Stando alle informazioni di Politica7 di questa doppia riforma ancora non esiste traccia nè a Palazzo Chigi (dove dovrebbe essere presentata dal Ministro Lamorgese) nè nel calendario dei lavori parlamentari. Quindi, se le elezioni non si fanno prima del 24 novembre, anche Pompeo sarebbe tagliato fuori.. Intanto a Ferentino sta blindando la sua maggioranza per cercare di mettere all’angolo i “ribelli” di Ferentino nel Cuore di Luigi Vittori, tra i quali ci sono Piergianni Fiorletta e Alessandro Rea.

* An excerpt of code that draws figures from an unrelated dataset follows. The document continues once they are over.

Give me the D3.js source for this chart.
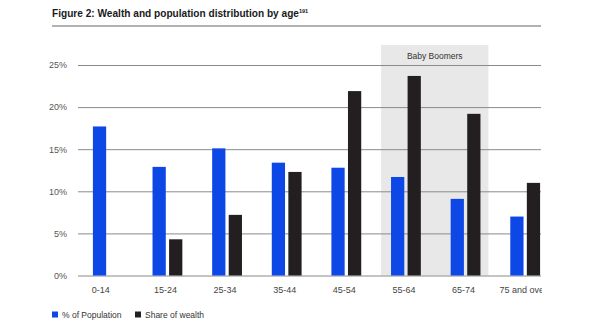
<!DOCTYPE html>
<html>
<head>
<meta charset="utf-8">
<script src="https://cdn.jsdelivr.net/npm/d3@7"></script>
<style>
  html, body { margin: 0; padding: 0; background: #fff; }
  svg { display: block; font-family: "Liberation Sans", Arial, sans-serif; }
</style>
</head>
<body>
<svg id="chart" width="600" height="330"></svg>
<script>
const categories = ["0-14", "15-24", "25-34", "35-44", "45-54", "55-64", "65-74", "75 and over"];
const seriesNames = ["% of Population", "Share of wealth"];
const population = [17.7, 12.9, 15.1, 13.4, 12.8, 11.7, 9.1, 7.0];
const wealth = [0, 4.3, 7.2, 12.3, 21.9, 23.7, 19.2, 11.0];
const yTicks = [0, 5, 10, 15, 20, 25];
const highlightGroups = ["55-64", "65-74"];
const highlightLabel = "Baby Boomers";
const titleText = "Figure 2: Wealth and population distribution by age";
const titleSup = "191";

const colors = { "% of Population": "#0d47e6", "Share of wealth": "#231f20" };

const svg = d3.select("#chart");

const x = d3.scaleBand().domain(categories).range([78, 555]).paddingInner(0.5).paddingOuter(0.25);
const xs = d3.scaleBand().domain(seriesNames).range([0, x.bandwidth()]).paddingInner(0.2);
const y = d3.scaleLinear().domain([0, 25]).range([275.5, 65]);
const gridLeft = 78, gridRight = 541;

// Title
const title = svg.append("text").attr("x", 52).attr("y", 17)
  .attr("font-weight", "bold").attr("font-size", 11).attr("fill", "#1a1a1a")
  .text(titleText);
const tl = title.node().getComputedTextLength();
const fs = 11 * 247 / tl;
title.attr("font-size", fs);
title.append("tspan").attr("font-size", fs * 0.55).attr("dy", -4).text(titleSup);

svg.append("line").attr("x1", 52).attr("x2", 541).attr("y1", 26).attr("y2", 26)
  .attr("stroke", "#999").attr("stroke-width", 1.5);

// Highlight band
const gap = (x.step() - x.bandwidth()) / 3;
const hx0 = x(highlightGroups[0]) - gap;
const hx1 = x(highlightGroups[highlightGroups.length - 1]) + x.bandwidth() + gap * 0.8;
svg.append("rect").attr("x", hx0).attr("y", 45).attr("width", hx1 - hx0).attr("height", y(0) - 45)
  .attr("fill", "#e8e8e8");
svg.append("text").attr("x", (hx0 + hx1) / 2).attr("y", 59).attr("text-anchor", "middle")
  .attr("font-size", 8.5).attr("fill", "#333").text(highlightLabel);

// Y axis with gridlines
const yAxis = d3.axisLeft(y).tickValues(yTicks).tickFormat(d => d + "%")
  .tickSize(-(gridRight - gridLeft)).tickPadding(11);
const yg = svg.append("g").attr("transform", `translate(${gridLeft},0)`).call(yAxis);
yg.select(".domain").remove();
yg.selectAll(".tick line").attr("stroke", "#8a8a8a").attr("stroke-width", 1);
yg.selectAll(".tick text").attr("font-size", 9).attr("fill", "#555")
  .attr("font-family", "'Liberation Sans', Arial, sans-serif");

// Bars
const groups = svg.append("g").selectAll("g").data(categories).join("g")
  .attr("transform", d => `translate(${x(d)},0)`);
groups.selectAll("rect").data((d, i) => [
    { s: seriesNames[0], v: population[i] },
    { s: seriesNames[1], v: wealth[i] }
  ]).join("rect")
  .attr("x", d => xs(d.s))
  .attr("width", xs.bandwidth())
  .attr("y", d => y(d.v))
  .attr("height", d => y(0) - y(d.v))
  .attr("fill", d => colors[d.s]);

// X axis labels (clipped at right)
svg.append("clipPath").attr("id", "xclip").append("rect")
  .attr("x", 0).attr("y", 0).attr("width", 542).attr("height", 330);
const xAxis = d3.axisBottom(x).tickSize(0).tickPadding(11);
const xg = svg.append("g").attr("transform", `translate(0,${y(0)})`)
  .attr("clip-path", "url(#xclip)").call(xAxis);
xg.select(".domain").remove();
xg.selectAll(".tick text").attr("font-size", 9).attr("fill", "#444")
  .attr("font-family", "'Liberation Sans', Arial, sans-serif")
  .attr("dx", (d, i) => i === 0 ? -7 : -2);

// Legend
const legend = svg.append("g");
const legendX = [52, 135];
seriesNames.forEach((s, i) => {
  legend.append("rect").attr("x", legendX[i]).attr("y", 311.5).attr("width", 6).attr("height", 6)
    .attr("fill", colors[s]);
  legend.append("text").attr("x", legendX[i] + 10).attr("y", 318).attr("font-size", 8.5)
    .attr("fill", "#333").text(s);
});
</script>
</body>
</html>
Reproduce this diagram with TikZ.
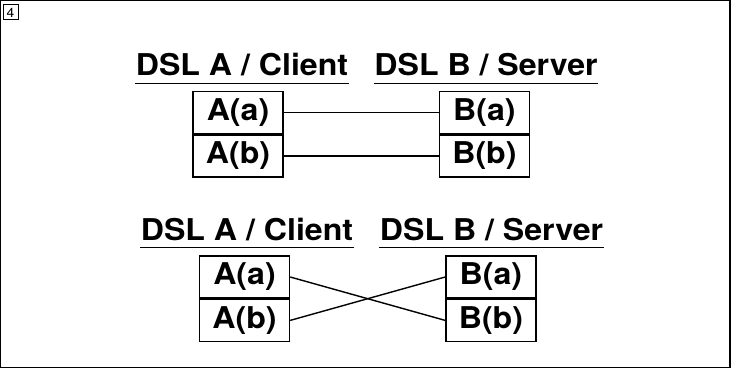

Pompeo sta giocando a tutto campo: accordo con l’ex avversario Giuseppe Virgili, segnali di fumo a Franco Collalti. Per non parlare della Provincia: delega alla presidenza del consiglio a Luca Zaccari, mano tesa alla Lega per le presidenze delle commissioni. Una strategia studiata a tavolino: Antonio Pompeo sa che è la carica di sindaco di Ferentino quella centrale. In questi mesi alcuni nomi per la successione sono circolati: Marco Di Torrice, Angelica Schietroma, Claudio Pizzotti. Senza mai accelerare però. Prima bisogna vedere se ci sarà la possibilità del terzo mandato.